What counts as earnings
Counted
- Wages from an employer (W-2 income)
- Net self-employment income
- Bonuses, commissions, and consulting fees
NOT counted
- FERS pension annuity
- TSP withdrawals
- Investment income (dividends, capital gains, interest)
- Rental income
- Social Security benefits
Worked examples
For a retiree who has reached MRA (so the test applies), assuming an annual SRS of $15,000 ($1,250/mo) and the 2026 exempt amount of $24,480:
| Second Career Income | Over the Limit | SRS Reduction ($1 per $2) | Remaining SRS |
|---|---|---|---|
| $30,000 | $5,520 | $2,760 | $12,240/yr |
| $50,000 | $25,520 | $12,760 | $2,240/yr |
| $80,000 | $55,520 | $27,760 | $0 (fully eliminated) |
At $80,000 the reduction ($27,760) exceeds the $15,000 SRS, so the supplement simply stops at $0. For how the SRS is calculated, paid, and ends at 62, see the Special Retirement Supplement page.
Penalty-Free TSP Access
Most Americans pay a 10% penalty on retirement-account withdrawals before age 59½. ATCs usually don't: under the Public Safety Employee (PSE) exemption, if you separate from federal service in or after the year you turn 50 (or after 25 years of service, if that comes first), withdrawals taken directly from TSP carry no penalty, at any age. Ordinary income tax still applies to Traditional withdrawals; the exemption waives the penalty, not the tax.
The IRA rollover trap
Roll your funds into a traditional IRA and the exemption is gone: IRA withdrawals before age 59½ face the standard 10% penalty (plus income taxes). Keep funds in TSP if you plan to access them before 59½.

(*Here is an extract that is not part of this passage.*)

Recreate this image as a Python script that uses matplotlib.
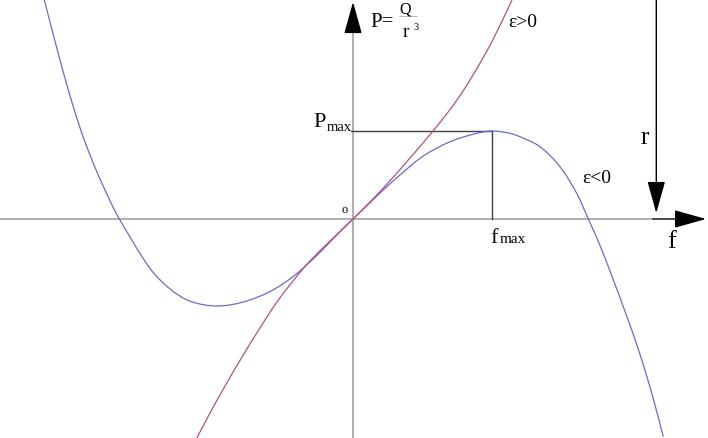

Left too early for the exemption? 72(t) is the fallback
Resign before the year you turn 50, with under 25 years of service, and the PSE exemption never attaches, no matter what age you reach later. The remaining penalty-free path before 59½ is a 72(t) series of substantially equal periodic payments (SEPP): withdrawals computed from your life expectancy under IRS-prescribed methods, taken every year for the longer of 5 years or until you reach 59½. Break the schedule early and the 10% penalty applies retroactively to every payment in the series, plus interest, so it's a commitment, not a dial. TSP's life-expectancy installment payments can qualify. (IRC § 72(t)(2)(A)(iv); IRS Notice 2022-6.)
Taxes on a Second Paycheck
How each retirement income stream is taxed, and where your rate lands, is covered on the Taxes page, estimator included. Adding a paycheck changes four things:
- FICA is back. Pension, SRS, and TSP withdrawals pay no payroll tax; wages do. That's 7.65% off the top before income tax even starts.

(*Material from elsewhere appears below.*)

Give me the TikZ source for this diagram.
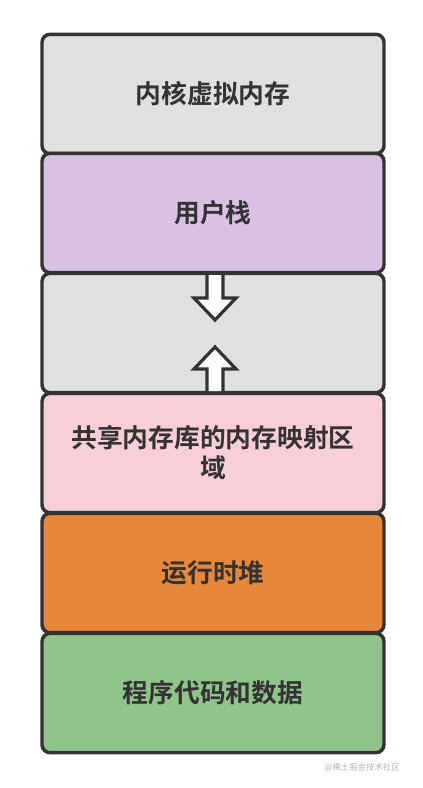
\documentclass[tikz,border=0pt]{standalone}
\usepackage{fontspec}
\newfontfamily\cjk{Noto Sans CJK SC}
\newfontfamily\cjkb{Noto Sans CJK SC Bold}
\usetikzlibrary{positioning}
\definecolor{edge}{HTML}{333333}
\definecolor{cgray}{HTML}{E0E0E0}
\definecolor{cpurple}{HTML}{D9C1E4}
\definecolor{cpink}{HTML}{F8CFD6}
\definecolor{corange}{HTML}{E6873A}
\definecolor{cgreen}{HTML}{8FC48B}
\tikzset{
  seg/.style={draw=edge, line width=2.6pt, rounded corners=6pt, minimum width=256.5pt, minimum height=89.5pt, inner sep=0pt, font=\cjkb\fontsize{19.3}{22.5}\selectfont, text=edge, align=center},
  blockarrow/.style={draw=edge, fill=white, line width=2.4pt, line join=miter}
}
\begin{document}
\begin{tikzpicture}[x=0.75pt,y=-0.75pt]
\useasboundingbox (0,0) rectangle (422,788);
\node[seg, fill=cgray]   (k) at (213,94)  {\raisebox{-1.5pt}{内核虚拟内存}};
\node[seg, fill=cpurple] (u) at (213,213) {\raisebox{-1.5pt}{用户栈}};
\node[seg, fill=cgray]   (g) at (213,333) {};
\node[seg, fill=cpink]   (s) at (213,453) {\raisebox{-1.5pt}{共享内存库的内存映射区}\\\raisebox{-1.5pt}{域}};
\node[seg, fill=corange] (h) at (213,573) {\raisebox{-1.5pt}{运行时堆}};
\node[seg, fill=cgreen]  (p) at (213,693) {\raisebox{-1.5pt}{程序代码和数据}};
% down arrow
\draw[blockarrow] (207,275) -- (207,298) -- (194,298) -- (215,320) -- (236,298) -- (223,298) -- (223,275);
% up arrow
\draw[blockarrow] (207,391) -- (207,369) -- (194,369) -- (215,347) -- (236,369) -- (223,369) -- (223,391);
\node[font=\cjk\fontsize{6.3}{8}\selectfont, text=gray!60, anchor=east, inner sep=0pt] (w) at (400,768) {@稀土掘金技术社区};
\end{tikzpicture}
\end{document}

- It stacks on top. Wages land on top of your pension and SRS, so every dollar is taxed from your highest bracket up, not from zero.
- It can shrink the Roth window. Cheap early-retirement conversions depend on the low brackets sitting empty; second-career wages fill them. Size what's left of your conversion room →
- Your Social Security keeps building. Covered wages keep growing your record, raising your actual benefit at 62 (your SRS is unaffected).

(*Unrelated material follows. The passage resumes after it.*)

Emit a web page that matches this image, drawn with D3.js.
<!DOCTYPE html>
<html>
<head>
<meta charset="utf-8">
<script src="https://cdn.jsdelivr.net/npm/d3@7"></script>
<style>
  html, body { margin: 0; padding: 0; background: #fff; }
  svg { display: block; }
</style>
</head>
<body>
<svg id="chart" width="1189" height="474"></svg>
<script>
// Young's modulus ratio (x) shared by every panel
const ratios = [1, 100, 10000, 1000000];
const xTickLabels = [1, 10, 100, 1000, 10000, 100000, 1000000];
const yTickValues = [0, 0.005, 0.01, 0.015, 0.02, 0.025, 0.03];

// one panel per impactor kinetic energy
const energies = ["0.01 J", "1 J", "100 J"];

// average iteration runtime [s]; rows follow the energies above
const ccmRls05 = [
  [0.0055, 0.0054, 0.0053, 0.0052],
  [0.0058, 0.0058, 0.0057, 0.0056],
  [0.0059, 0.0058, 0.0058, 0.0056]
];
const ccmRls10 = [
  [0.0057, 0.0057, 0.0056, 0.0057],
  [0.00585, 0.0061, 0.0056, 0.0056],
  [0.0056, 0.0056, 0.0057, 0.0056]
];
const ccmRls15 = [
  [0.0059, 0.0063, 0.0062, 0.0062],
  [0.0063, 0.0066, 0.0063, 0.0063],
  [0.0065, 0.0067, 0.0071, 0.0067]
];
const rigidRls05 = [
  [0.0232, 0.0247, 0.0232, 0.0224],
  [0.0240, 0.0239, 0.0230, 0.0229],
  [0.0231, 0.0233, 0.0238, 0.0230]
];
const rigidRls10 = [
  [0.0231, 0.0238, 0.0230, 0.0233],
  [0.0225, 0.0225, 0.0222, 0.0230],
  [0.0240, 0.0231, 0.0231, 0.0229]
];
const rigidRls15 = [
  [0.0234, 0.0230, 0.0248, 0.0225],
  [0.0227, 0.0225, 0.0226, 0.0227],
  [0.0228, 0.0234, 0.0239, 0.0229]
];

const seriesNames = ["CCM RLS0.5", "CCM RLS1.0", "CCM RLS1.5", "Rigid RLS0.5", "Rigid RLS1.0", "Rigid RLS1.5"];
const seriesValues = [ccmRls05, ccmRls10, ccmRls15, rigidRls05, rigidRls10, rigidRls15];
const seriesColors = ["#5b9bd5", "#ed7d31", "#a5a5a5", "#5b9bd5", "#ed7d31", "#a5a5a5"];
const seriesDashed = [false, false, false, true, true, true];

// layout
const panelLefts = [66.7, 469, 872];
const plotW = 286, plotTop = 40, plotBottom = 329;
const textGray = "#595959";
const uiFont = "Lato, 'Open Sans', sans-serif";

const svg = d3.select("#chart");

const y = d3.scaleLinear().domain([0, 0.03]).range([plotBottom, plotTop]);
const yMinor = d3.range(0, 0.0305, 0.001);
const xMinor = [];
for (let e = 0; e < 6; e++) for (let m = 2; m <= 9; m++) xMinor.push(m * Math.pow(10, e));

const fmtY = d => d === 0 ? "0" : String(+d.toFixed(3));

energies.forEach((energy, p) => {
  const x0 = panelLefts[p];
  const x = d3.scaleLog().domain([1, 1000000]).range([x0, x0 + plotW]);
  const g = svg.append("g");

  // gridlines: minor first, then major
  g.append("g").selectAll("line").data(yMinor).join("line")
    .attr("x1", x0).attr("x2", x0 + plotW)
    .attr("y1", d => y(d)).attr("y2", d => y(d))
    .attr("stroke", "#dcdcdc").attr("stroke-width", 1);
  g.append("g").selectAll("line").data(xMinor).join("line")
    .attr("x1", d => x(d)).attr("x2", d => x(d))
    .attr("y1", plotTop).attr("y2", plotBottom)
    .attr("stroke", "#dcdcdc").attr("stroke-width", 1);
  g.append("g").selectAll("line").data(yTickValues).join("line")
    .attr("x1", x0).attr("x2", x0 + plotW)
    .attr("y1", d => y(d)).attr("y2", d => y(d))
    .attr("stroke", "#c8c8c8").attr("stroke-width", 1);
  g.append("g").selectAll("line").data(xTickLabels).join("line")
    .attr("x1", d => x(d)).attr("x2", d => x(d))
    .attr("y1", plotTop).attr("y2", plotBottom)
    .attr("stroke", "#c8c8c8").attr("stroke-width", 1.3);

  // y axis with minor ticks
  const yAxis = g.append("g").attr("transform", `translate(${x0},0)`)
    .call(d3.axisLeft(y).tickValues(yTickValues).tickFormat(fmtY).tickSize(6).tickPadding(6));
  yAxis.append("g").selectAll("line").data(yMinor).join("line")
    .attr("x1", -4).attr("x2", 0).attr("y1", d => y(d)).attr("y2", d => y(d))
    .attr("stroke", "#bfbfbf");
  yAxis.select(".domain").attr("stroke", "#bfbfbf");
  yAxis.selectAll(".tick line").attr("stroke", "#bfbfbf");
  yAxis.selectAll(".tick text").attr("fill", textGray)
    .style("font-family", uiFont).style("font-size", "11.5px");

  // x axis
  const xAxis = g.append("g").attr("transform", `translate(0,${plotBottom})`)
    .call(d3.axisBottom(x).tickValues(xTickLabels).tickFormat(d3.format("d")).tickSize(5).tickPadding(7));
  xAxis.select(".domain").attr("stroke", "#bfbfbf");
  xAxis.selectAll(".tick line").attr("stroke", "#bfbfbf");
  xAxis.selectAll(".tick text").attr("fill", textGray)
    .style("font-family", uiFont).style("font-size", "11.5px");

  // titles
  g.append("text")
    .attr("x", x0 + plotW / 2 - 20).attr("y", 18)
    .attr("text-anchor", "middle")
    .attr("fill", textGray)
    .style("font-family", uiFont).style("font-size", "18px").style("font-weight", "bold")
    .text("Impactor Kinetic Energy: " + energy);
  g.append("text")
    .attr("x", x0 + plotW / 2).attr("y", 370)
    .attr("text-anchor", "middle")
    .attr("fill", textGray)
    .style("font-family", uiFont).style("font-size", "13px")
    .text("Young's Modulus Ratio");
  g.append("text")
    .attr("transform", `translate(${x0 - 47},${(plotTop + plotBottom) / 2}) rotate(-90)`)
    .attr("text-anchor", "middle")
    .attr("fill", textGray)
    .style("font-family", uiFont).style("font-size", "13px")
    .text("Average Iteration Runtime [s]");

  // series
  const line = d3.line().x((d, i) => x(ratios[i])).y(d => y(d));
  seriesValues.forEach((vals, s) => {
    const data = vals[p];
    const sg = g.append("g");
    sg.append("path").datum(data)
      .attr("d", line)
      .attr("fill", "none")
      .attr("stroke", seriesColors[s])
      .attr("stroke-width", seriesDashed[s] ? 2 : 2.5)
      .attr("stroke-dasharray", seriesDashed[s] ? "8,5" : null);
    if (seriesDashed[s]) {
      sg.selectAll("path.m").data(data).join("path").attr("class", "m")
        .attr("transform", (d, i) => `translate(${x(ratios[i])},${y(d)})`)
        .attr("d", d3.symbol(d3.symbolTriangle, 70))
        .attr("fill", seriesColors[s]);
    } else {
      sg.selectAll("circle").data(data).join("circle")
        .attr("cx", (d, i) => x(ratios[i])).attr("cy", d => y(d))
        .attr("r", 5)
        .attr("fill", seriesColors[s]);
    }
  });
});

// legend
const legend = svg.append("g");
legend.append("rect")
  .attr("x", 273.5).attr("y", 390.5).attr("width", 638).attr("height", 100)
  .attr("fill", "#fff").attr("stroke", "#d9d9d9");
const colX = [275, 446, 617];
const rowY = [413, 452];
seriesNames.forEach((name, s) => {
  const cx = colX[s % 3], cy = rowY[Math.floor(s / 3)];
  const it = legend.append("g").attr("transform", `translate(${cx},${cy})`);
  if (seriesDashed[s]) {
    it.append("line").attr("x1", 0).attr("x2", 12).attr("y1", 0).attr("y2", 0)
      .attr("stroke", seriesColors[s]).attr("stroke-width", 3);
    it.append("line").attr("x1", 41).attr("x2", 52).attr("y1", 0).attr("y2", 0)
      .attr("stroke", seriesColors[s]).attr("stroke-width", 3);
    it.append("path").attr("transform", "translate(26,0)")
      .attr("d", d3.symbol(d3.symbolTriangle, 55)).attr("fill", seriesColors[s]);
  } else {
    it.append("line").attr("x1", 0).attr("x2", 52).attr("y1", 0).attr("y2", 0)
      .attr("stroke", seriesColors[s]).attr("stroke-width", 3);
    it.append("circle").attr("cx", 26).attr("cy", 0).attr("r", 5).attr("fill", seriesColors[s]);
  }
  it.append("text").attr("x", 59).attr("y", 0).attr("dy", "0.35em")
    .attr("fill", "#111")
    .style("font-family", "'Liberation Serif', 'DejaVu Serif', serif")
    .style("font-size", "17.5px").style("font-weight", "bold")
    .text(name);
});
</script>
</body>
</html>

Common Post-ATC Career Paths
With a pension, SRS, and TSP as the foundation, many retired controllers pursue work that interests them, for income, purpose, or both.
Working traffic at federal contract towers and contract military facilities; the federal age-56 separation doesn't apply. Contract towers →
Teaching the next generation at the FAA Academy in Oklahoma City.
Consulting for airlines, airports, or aviation technology companies.
Dispatch, operations, or management roles that use your airspace knowledge.
UAS operations, drone-traffic (UTM) companies, and airspace-integration consulting. Your airspace knowledge is the product.
Real estate, small business, education, trades, or pursuing entirely new interests.
With the pension, SRS, and TSP doing their jobs, many controllers never work another day. The plan is built for exactly that.
Going back to a federal job?
Different rules apply. As a reemployed annuitant, your new federal salary is generally reduced by the amount of your annuity unless the agency gets a waiver, and your earnings still count toward the SRS test after MRA. Civil-service controller positions, including DoD's, also carry the same age-56 rule as the FAA. Many Academy and DoD positions are contractor roles that avoid all of this; confirm which you're taking before you sign.